▶ Data shown
--- Start ---
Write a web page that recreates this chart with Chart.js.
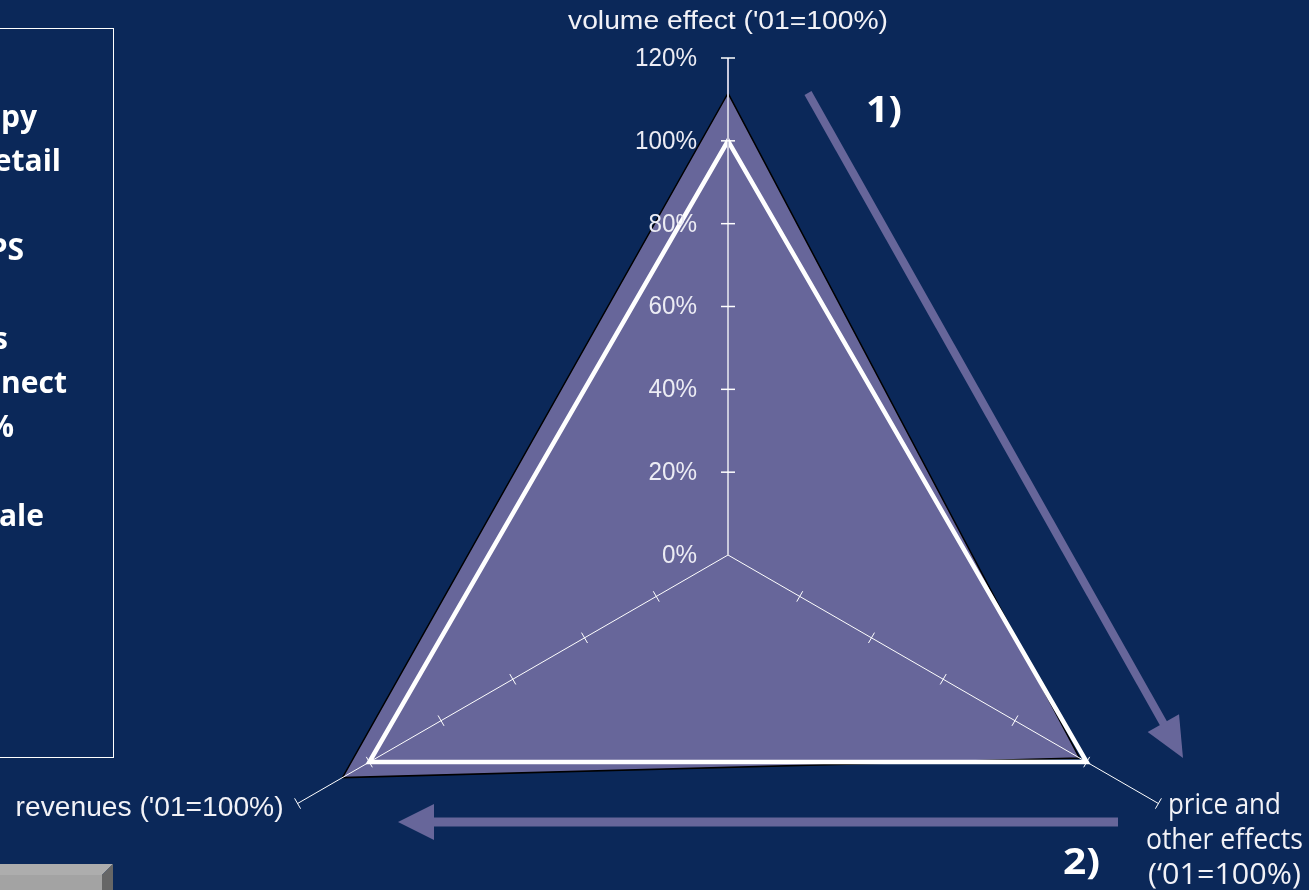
<!DOCTYPE html>
<html>
<head>
<meta charset="utf-8">
<script src="https://cdn.jsdelivr.net/npm/chart.js@4.4.1/dist/chart.umd.min.js"></script>
<style>
  html, body { margin: 0; padding: 0; width: 1309px; height: 890px; overflow: hidden; background: #0b2859; }
  #wrap { position: absolute; left: 0; top: 0; width: 1309px; height: 1110px; }
  canvas { display: block; }
</style>
</head>
<body>
<div id="wrap"><canvas id="radar" width="1309" height="1110"></canvas></div>
<script>
// Axis names (one entry per spoke, multi-line where needed)
const axisLabels = [
  ["volume effect ('01=100%)"],
  ["price and", "other effects", "(\u201801=100%)"],
  ["revenues ('01=100%)"]
];
// Current position on each axis, in % of 2001
const actualValues = [111.5, 98, 107.5];
// 2001 reference (=100% on every axis)
const baseValues = [100, 100, 100];
// Radial scale ticks
const tickValues = [0, 20, 40, 60, 80, 100, 120];
const tickLabels = ["0%", "20%", "40%", "60%", "80%", "100%", "120%"];
// Side note text lines and step markers
const sideNotes = ["py", "etail", "PS", "s", "nect", "%", "ale"];
const stepMarkers = ["1)", "2)"];

const NAVY = '#0b2859';
const LILAC = '#67669a';
const WHITE = '#ffffff';

function stretchText(ctx, text, x, y, width, align) {
  const w = ctx.measureText(text).width;
  ctx.save();
  ctx.translate(x, y);
  ctx.scale(width / w, 1);
  ctx.textAlign = align;
  ctx.fillText(text, 0, 0);
  ctx.restore();
}

function arrow(ctx, x1, y1, x2, y2, shaftW, headLen, headHalf, color) {
  const dx = x2 - x1, dy = y2 - y1;
  const len = Math.hypot(dx, dy);
  const ux = dx / len, uy = dy / len;
  const px = -uy, py = ux;
  const bx = x2 - ux * headLen, by = y2 - uy * headLen;
  ctx.save();
  ctx.strokeStyle = color;
  ctx.fillStyle = color;
  ctx.lineWidth = shaftW;
  ctx.lineCap = 'butt';
  ctx.beginPath();
  ctx.moveTo(x1, y1);
  ctx.lineTo(bx + ux, by + uy);
  ctx.stroke();
  ctx.beginPath();
  ctx.moveTo(x2, y2);
  ctx.lineTo(bx + px * headHalf, by + py * headHalf);
  ctx.lineTo(bx - px * headHalf, by - py * headHalf);
  ctx.closePath();
  ctx.fill();
  ctx.restore();
}

const decorations = {
  id: 'decorations',
  afterDraw(chart) {
    const ctx = chart.ctx;
    const s = chart.scales.r;
    const cx = s.xCenter, cy = s.yCenter;
    const n = axisLabels.length;

    ctx.save();
    // tick marks on the vertical axis and tick labels
    ctx.strokeStyle = WHITE;
    ctx.fillStyle = '#ececf4';
    ctx.font = "25px 'Liberation Sans', Arial, sans-serif";
    ctx.textAlign = 'right';
    ctx.textBaseline = 'middle';
    tickValues.forEach((v, i) => {
      const p = s.getPointPositionForValue(0, v);
      if (v > 0) {
        ctx.lineWidth = 1.5;
        ctx.beginPath();
        ctx.moveTo(p.x - 7, p.y);
        ctx.lineTo(p.x + 7, p.y);
        ctx.stroke();
      }
      stretchText(ctx, tickLabels[i], p.x - 31, p.y + 1, ctx.measureText(tickLabels[i]).width * 0.97, 'right');
    });

    // perpendicular tick marks on the other spokes
    ctx.lineWidth = 1;
    for (let a = 1; a < n; a++) {
      const ang = s.getIndexAngle(a) - Math.PI / 2;
      const nx = -Math.sin(ang), ny = Math.cos(ang);
      tickValues.forEach(v => {
        if (v === 0) return;
        const p = s.getPointPositionForValue(a, v);
        ctx.beginPath();
        ctx.moveTo(p.x - nx * 6, p.y - ny * 6);
        ctx.lineTo(p.x + nx * 6, p.y + ny * 6);
        ctx.stroke();
      });
    }

    // spoke names
    ctx.fillStyle = '#f2f2f7';
    ctx.textBaseline = 'middle';
    const top = s.getPointPositionForValue(0, s.max);
    ctx.font = "26px 'Liberation Sans', Arial, sans-serif";
    stretchText(ctx, axisLabels[0][0], top.x, top.y - 36, 320, 'center');

    const right = s.getPointPositionForValue(1, s.max);
    ctx.font = "29px 'Open Sans', sans-serif";
    const rightWidths = [113, 157, 153];
    axisLabels[1].forEach((t, i) => {
      stretchText(ctx, t, right.x + 66, right.y + 2 + i * 35, rightWidths[i], 'center');
    });

    const left = s.getPointPositionForValue(2, s.max);
    ctx.font = "27px 'Liberation Sans', Arial, sans-serif";
    stretchText(ctx, axisLabels[2][0], left.x - 14, left.y + 5, 268, 'right');

    // direction arrows
    arrow(ctx, cx + 80, cy - 462, cx + 455, cy + 203, 8, 40, 18, LILAC);
    arrow(ctx, cx + 390, cy + 267, cx - 330, cy + 267, 9, 36, 18, LILAC);

    // step markers
    ctx.fillStyle = WHITE;
    ctx.font = "bold 36px 'Open Sans', sans-serif";
    stretchText(ctx, stepMarkers[0], cx + 138, cy - 443, 36, 'left');
    stretchText(ctx, stepMarkers[1], cx + 335, cy + 309, 37, 'left');

    // framed note box on the left edge
    ctx.strokeStyle = WHITE;
    ctx.lineWidth = 1;
    ctx.strokeRect(-10.5, 28.5, 124, 729);
    ctx.font = "bold 30px 'Open Sans', sans-serif";
    ctx.textAlign = 'right';
    const noteRight = [37, 61, 24, 8, 67, 14, 44];
    const noteRow = [0, 1, 3, 5, 6, 7, 9];
    sideNotes.forEach((t, i) => {
      ctx.fillText(t, noteRight[i], 118 + noteRow[i] * 44.4);
    });

    // grey bevelled button at the bottom left
    ctx.fillStyle = '#adadad';
    ctx.beginPath();
    ctx.moveTo(0, 864); ctx.lineTo(113, 864); ctx.lineTo(102, 875); ctx.lineTo(0, 875);
    ctx.closePath(); ctx.fill();
    ctx.fillStyle = '#a3a3a3';
    ctx.fillRect(0, 875, 102, 20);
    ctx.fillStyle = '#666666';
    ctx.beginPath();
    ctx.moveTo(102, 875); ctx.lineTo(113, 864); ctx.lineTo(113, 895); ctx.lineTo(102, 895);
    ctx.closePath(); ctx.fill();

    ctx.restore();
  }
};

new Chart(document.getElementById('radar'), {
  type: 'radar',
  data: {
    labels: axisLabels,
    datasets: [
      {
        label: '2001',
        data: baseValues,
        borderColor: WHITE,
        borderWidth: 4.5,
        backgroundColor: 'rgba(0,0,0,0)',
        fill: false,
        pointRadius: 0,
        tension: 0,
        order: 0
      },
      {
        label: 'current',
        data: actualValues,
        borderColor: '#000000',
        borderWidth: 1.5,
        backgroundColor: LILAC,
        fill: true,
        pointRadius: 0,
        tension: 0,
        order: 1
      }
    ]
  },
  options: {
    responsive: false,
    animation: false,
    devicePixelRatio: 1,
    layout: { padding: { left: 231, right: 83, top: 58, bottom: 57 } },
    plugins: { legend: { display: false }, tooltip: { enabled: false } },
    scales: {
      r: {
        min: tickValues[0],
        max: tickValues[tickValues.length - 1],
        ticks: { stepSize: 20, display: false },
        grid: { display: false, z: 1 },
        angleLines: {
          display: true,
          z: 1,
          color: c => c.index === 0 ? '#c9c9dc' : '#ffffff',
          lineWidth: c => c.index === 0 ? 2 : 1
        },
        pointLabels: { display: false }
      }
    }
  },
  plugins: [decorations]
});
</script>
</body>
</html>
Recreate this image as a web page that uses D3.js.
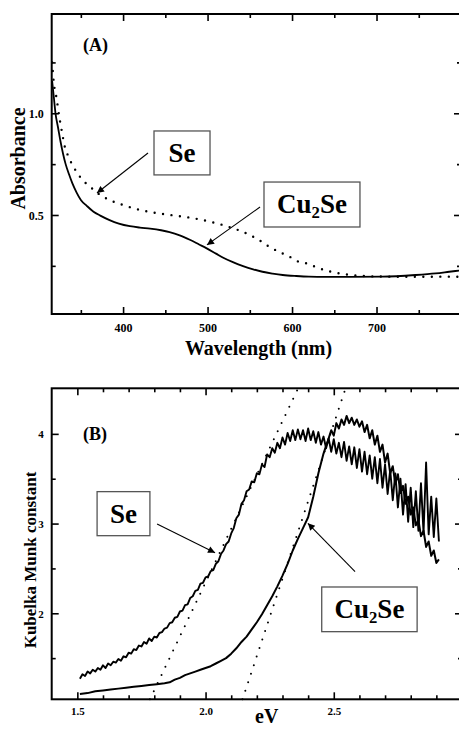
<!DOCTYPE html>
<html><head><meta charset="utf-8">
<script src="https://cdn.jsdelivr.net/npm/d3@7"></script>
<style>
body{margin:0;background:#fff}
svg{display:block}
text{font-family:"Liberation Serif","Times New Roman",serif;font-weight:bold;fill:#000}
</style>
</head><body>
<svg id="c" width="459" height="729"></svg>
<script>
// ---------- Panel A data: absorbance vs wavelength ----------
const cu2seAbs = [[316,1.16],[318,1.08],[320,1.00],[323,0.93],[326,0.86],[329,0.80],[332,0.75],[336,0.70],[340,0.655],[345,0.61],[350,0.574],[357,0.545],[365,0.516],[373,0.497],[384,0.475],[395,0.458],[408,0.445],[420,0.438],[432,0.433],[445,0.425],[455,0.416],[467,0.400],[479,0.378],[490,0.355],[499,0.336],[510,0.31],[518,0.291],[530,0.268],[542,0.249],[554,0.233],[565,0.221],[577,0.212],[589,0.205],[605,0.2],[620,0.197],[640,0.196],[667,0.196],[707,0.197],[746,0.205],[770,0.213],[786,0.221],[800,0.228]];
const seAbs = [[316,1.25],[318,1.15],[321,1.08],[325,0.97],[328,0.90],[331,0.836],[335,0.79],[339,0.754],[344,0.718],[349,0.688],[355,0.66],[361,0.639],[370,0.607],[380,0.582],[390,0.563],[400,0.549],[410,0.536],[420,0.525],[432,0.515],[450,0.503],[471,0.492],[487,0.481],[503,0.467],[517,0.452],[530,0.435],[540,0.42],[550,0.402],[562,0.374],[573,0.344],[585,0.318],[597,0.295],[608,0.27],[617,0.262],[632,0.238],[645,0.222],[656,0.213],[670,0.205],[684,0.2],[711,0.197],[747,0.196],[778,0.197],[800,0.196]];
const aXMajor = [400,500,600,700];
const aXMinor = [350,450,550,650,750];
const aYMajor = [0.5,1.0];
const aYMinor = [0.25,0.75,1.25];

// ---------- Panel B data: Kubelka-Munk vs eV ----------
const seKM = [[1.51,1.27],[1.52,1.32],[1.53,1.30],[1.54,1.35],[1.55,1.33],[1.56,1.37],[1.57,1.35],[1.58,1.39],[1.59,1.37],[1.60,1.42],[1.61,1.39],[1.62,1.44],[1.63,1.42],[1.64,1.46],[1.65,1.45],[1.66,1.49],[1.67,1.47],[1.68,1.52],[1.69,1.51],[1.70,1.56],[1.71,1.55],[1.72,1.60],[1.73,1.59],[1.74,1.64],[1.75,1.63],[1.76,1.68],[1.77,1.66],[1.78,1.72],[1.79,1.69],[1.80,1.74],[1.81,1.73],[1.82,1.78],[1.83,1.79],[1.84,1.83],[1.85,1.84],[1.86,1.89],[1.87,1.90],[1.88,1.95],[1.89,1.96],[1.90,2.02],[1.91,2.03],[1.92,2.09],[1.93,2.10],[1.94,2.17],[1.95,2.19],[1.96,2.25],[1.97,2.26],[1.98,2.33],[1.99,2.34],[2.00,2.40],[2.01,2.41],[2.02,2.47],[2.03,2.48],[2.04,2.55],[2.05,2.58],[2.06,2.66],[2.07,2.70],[2.08,2.77],[2.09,2.80],[2.10,2.89],[2.11,2.95],[2.12,3.06],[2.13,3.10],[2.14,3.22],[2.15,3.26],[2.16,3.36],[2.17,3.38],[2.18,3.47],[2.19,3.46],[2.20,3.56],[2.21,3.55],[2.22,3.66],[2.23,3.63],[2.24,3.77],[2.25,3.74],[2.26,3.84],[2.27,3.79],[2.28,3.90],[2.29,3.84],[2.30,3.96],[2.31,3.88],[2.32,4.01],[2.33,3.92],[2.34,4.04],[2.35,3.93],[2.36,4.05],[2.37,3.94],[2.38,4.04],[2.39,3.92],[2.40,4.06],[2.41,3.93],[2.42,4.03],[2.43,3.90],[2.44,4.02],[2.45,3.88],[2.46,3.97],[2.47,3.84],[2.48,3.95],[2.49,3.80],[2.50,3.94],[2.51,3.78],[2.52,3.90],[2.53,3.74],[2.54,3.91],[2.55,3.70],[2.56,3.86],[2.57,3.66],[2.58,3.85],[2.59,3.62],[2.60,3.83],[2.61,3.58],[2.62,3.80],[2.63,3.55],[2.64,3.76],[2.65,3.50],[2.66,3.74],[2.67,3.45],[2.68,3.72],[2.69,3.40],[2.70,3.66],[2.71,3.33],[2.72,3.60],[2.73,3.26],[2.74,3.56],[2.75,3.18],[2.76,3.50],[2.77,3.10],[2.78,3.44],[2.79,3.02],[2.80,3.40],[2.81,2.96],[2.82,3.36],[2.83,2.92],[2.84,3.45],[2.85,2.90],[2.86,3.68],[2.87,2.88],[2.88,3.30],[2.89,2.85],[2.90,3.28],[2.91,2.80]];
const cu2seKM = [[1.51,1.10],[1.54,1.11],[1.57,1.13],[1.60,1.14],[1.63,1.15],[1.66,1.16],[1.69,1.17],[1.72,1.18],[1.75,1.19],[1.78,1.20],[1.81,1.21],[1.84,1.22],[1.86,1.23],[1.88,1.26],[1.90,1.28],[1.92,1.31],[1.94,1.33],[1.96,1.35],[1.98,1.37],[2.00,1.39],[2.02,1.41],[2.04,1.44],[2.06,1.47],[2.08,1.50],[2.10,1.55],[2.12,1.61],[2.14,1.68],[2.16,1.74],[2.18,1.82],[2.20,1.90],[2.22,1.99],[2.24,2.09],[2.26,2.19],[2.28,2.30],[2.30,2.42],[2.32,2.55],[2.34,2.70],[2.36,2.83],[2.38,2.95],[2.40,3.07],[2.42,3.30],[2.44,3.56],[2.46,3.78],[2.48,3.95],[2.49,4.04],[2.50,3.98],[2.51,4.12],[2.52,4.06],[2.53,4.16],[2.54,4.10],[2.55,4.20],[2.56,4.12],[2.57,4.18],[2.58,4.10],[2.59,4.16],[2.60,4.08],[2.61,4.14],[2.62,4.02],[2.63,4.10],[2.64,3.95],[2.65,4.04],[2.66,3.88],[2.67,3.98],[2.68,3.80],[2.69,3.88],[2.70,3.68],[2.71,3.78],[2.72,3.56],[2.73,3.64],[2.74,3.44],[2.75,3.55],[2.76,3.34],[2.77,3.42],[2.78,3.22],[2.79,3.30],[2.80,3.10],[2.81,3.18],[2.82,2.98],[2.83,3.04],[2.84,2.86],[2.85,2.92],[2.86,2.74],[2.87,2.80],[2.88,2.64],[2.89,2.70],[2.90,2.56],[2.91,2.60]];
const seTangent = [[1.783,1.041],[2.361,4.508]];
const cu2seTangent = [[2.144,1.041],[2.546,4.508]];
const bXMajor = [1.5,2.0,2.5];
const bXMinor = [1.6,1.7,1.8,1.9,2.1,2.2,2.3,2.4,2.6,2.7,2.8,2.9];
const bYMajor = [2,3,4];
const bYMinor = [1.5,2.5,3.5];

// annotations (data units): box [x0,x1,yTop,yBottom], arrow from -> to
const annA = [
  {label:"Se", box:[436.6,502.9,0.913,0.697], from:[429.5,0.805], to:[369.1,0.608]},
  {label:"Cu2Se", box:[566.8,680.4,0.662,0.441], from:[562.1,0.539], to:[499.3,0.353]}
];
const annB = [
  {label:"Se", box:[1.577,1.783,3.356,2.865], from:[1.811,2.996], to:[2.037,2.676]},
  {label:"Cu2Se", box:[2.453,2.825,2.293,1.795], from:[2.583,2.464], to:[2.399,3.003]}
];

const svg = d3.select("#c");
svg.append("rect").attr("width",459).attr("height",729).attr("fill","#fff");
const defs = svg.append("defs");
defs.append("marker").attr("id","arr").attr("viewBox","0 0 10 10").attr("refX",10).attr("refY",5)
  .attr("markerWidth",9).attr("markerHeight",7).attr("markerUnits","userSpaceOnUse").attr("orient","auto")
  .append("path").attr("d","M0,0 L10,5 L0,10 z").attr("fill","#000");

function panel(o){
  const g = svg.append("g");
  const x = o.x, y = o.y;
  const [x0,x1] = x.range();
  const [yb,yt] = y.range(); // bottom, top
  o.curves.forEach(c=>{
    g.append("path").datum(c.data)
      .attr("d", d3.line().curve(c.smooth ? d3.curveMonotoneX : d3.curveLinear).x(d=>x(d[0])).y(d=>y(d[1])))
      .attr("fill","none").attr("stroke","#000")
      .attr("stroke-width",c.w).attr("stroke-linejoin","round")
      .attr("stroke-linecap", c.dash ? "round" : "butt")
      .attr("stroke-dasharray", c.dash || null);
  });
  const mk = (axisFn, vals, size, tx, ty) => {
    const a = g.append("g").attr("transform",`translate(${tx},${ty})`)
      .call(axisFn.tickValues(vals).tickSize(-size).tickSizeOuter(0).tickFormat(""));
    a.select(".domain").remove();
    a.selectAll("line").attr("stroke","#000").attr("stroke-width",1.6);
    return a;
  };
  mk(d3.axisBottom(x), o.xMajor, 7, 0, yb);
  mk(d3.axisBottom(x), o.xMinor, 4, 0, yb);
  mk(d3.axisTop(x), o.xMajor, 7, 0, yt);
  mk(d3.axisTop(x), o.xMinor, 4, 0, yt);
  mk(d3.axisLeft(y), o.yMajor, 7, x0, 0);
  mk(d3.axisLeft(y), o.yMinor, 4, x0, 0);
  mk(d3.axisRight(y), o.yMajor, 7, x1, 0);
  mk(d3.axisRight(y), o.yMinor, 4, x1, 0);
  const xl = g.append("g").attr("transform",`translate(0,${yb})`)
    .call(d3.axisBottom(x).tickValues(o.xMajor).tickSize(0).tickFormat(o.xFmt));
  xl.select(".domain").remove();
  xl.selectAll("text").attr("y",o.xLabOff).attr("dy",null).style("font-size",o.tickFont+"px");
  const yl = g.append("g").attr("transform",`translate(${x0},0)`)
    .call(d3.axisLeft(y).tickValues(o.yMajor).tickSize(0).tickFormat(o.yFmt));
  yl.select(".domain").remove();
  yl.selectAll("text").attr("x",-8).attr("dy","0.35em").style("font-size",o.tickFont+"px");
  g.append("rect").attr("x",x0).attr("y",yt).attr("width",x1-x0).attr("height",yb-yt)
    .attr("fill","none").attr("stroke","#000").attr("stroke-width",2);
  o.ann.forEach(a=>{
    const bx0=x(a.box[0]), bx1=x(a.box[1]), by0=y(a.box[2]), by1=y(a.box[3]);
    g.append("rect").attr("x",bx0).attr("y",by0).attr("width",bx1-bx0).attr("height",by1-by0)
      .attr("fill","#fff").attr("stroke","#555").attr("stroke-width",1.3);
    const cx=(bx0+bx1)/2, cy=(by0+by1)/2, fs=o.boxFont;
    const t = g.append("text").attr("x",cx).attr("y",cy+fs*0.33).attr("text-anchor","middle").style("font-size",fs+"px");
    if(a.label==="Cu2Se"){
      t.append("tspan").text("Cu");
      t.append("tspan").text("2").style("font-size",(fs*0.62)+"px").attr("dy",fs*0.18);
      t.append("tspan").text("Se").attr("dy",-fs*0.18);
    } else t.text(a.label);
    g.append("line").attr("x1",x(a.from[0])).attr("y1",y(a.from[1]))
      .attr("x2",x(a.to[0])).attr("y2",y(a.to[1]))
      .attr("stroke","#000").attr("stroke-width",1.1).attr("marker-end","url(#arr)");
  });
  g.append("text").attr("x",o.tag[0]).attr("y",o.tag[1]).style("font-size","18px").text(o.tagText);
  g.append("text").attr("x",o.xTitle[0]).attr("y",o.xTitle[1]).attr("text-anchor","middle")
    .style("font-size",o.xTitleFont+"px").text(o.xTitleText);
  g.append("text").attr("transform",`translate(${o.yTitle[0]},${o.yTitle[1]}) rotate(-90)`)
    .attr("text-anchor","middle").style("font-size",o.yTitleFont+"px").text(o.yTitleText);
}

panel({
  x: d3.scaleLinear().domain([315.5,800]).range([51.7,461]),
  y: d3.scaleLinear().domain([0.0133,1.488]).range([314,14]),
  curves:[{data:cu2seAbs,w:1.8,smooth:true},{data:seAbs,w:2.4,dash:"0,8.5",smooth:true}],
  xMajor:aXMajor, xMinor:aXMinor, yMajor:aYMajor, yMinor:aYMinor,
  xFmt:d3.format("d"), yFmt:d3.format(".1f"), xLabOff:18, tickFont:12,
  ann:annA, boxFont:27,
  tag:[83,50.5], tagText:"(A)",
  xTitle:[258.5,355], xTitleText:"Wavelength (nm)", xTitleFont:20,
  yTitle:[25,158.5], yTitleText:"Absorbance", yTitleFont:20
});

panel({
  x: d3.scaleLinear().domain([1.4,3.0]).range([51.7,462]),
  y: d3.scaleLinear().domain([1.041,4.508]).range([699.3,388.3]),
  curves:[{data:seKM,w:1.9},{data:cu2seKM,w:2.0},{data:seTangent,w:2,dash:"0,9"},{data:cu2seTangent,w:2,dash:"0,9"}],
  xMajor:bXMajor, xMinor:bXMinor, yMajor:bYMajor, yMinor:bYMinor,
  xFmt:d3.format(".1f"), yFmt:d3.format("d"), xLabOff:16, tickFont:11,
  ann:annB, boxFont:27,
  tag:[83,440], tagText:"(B)",
  xTitle:[266.7,723], xTitleText:"eV", xTitleFont:20,
  yTitle:[36,560], yTitleText:"Kubelka Munk constant", yTitleFont:17
});
</script>
</body></html>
--- End ---
▶ To do
Check every line of the data, and copy the ones that contain "page".

▶ Reply
Write a web page that recreates this chart with Chart.js.
Recreate this image as a web page that uses D3.js.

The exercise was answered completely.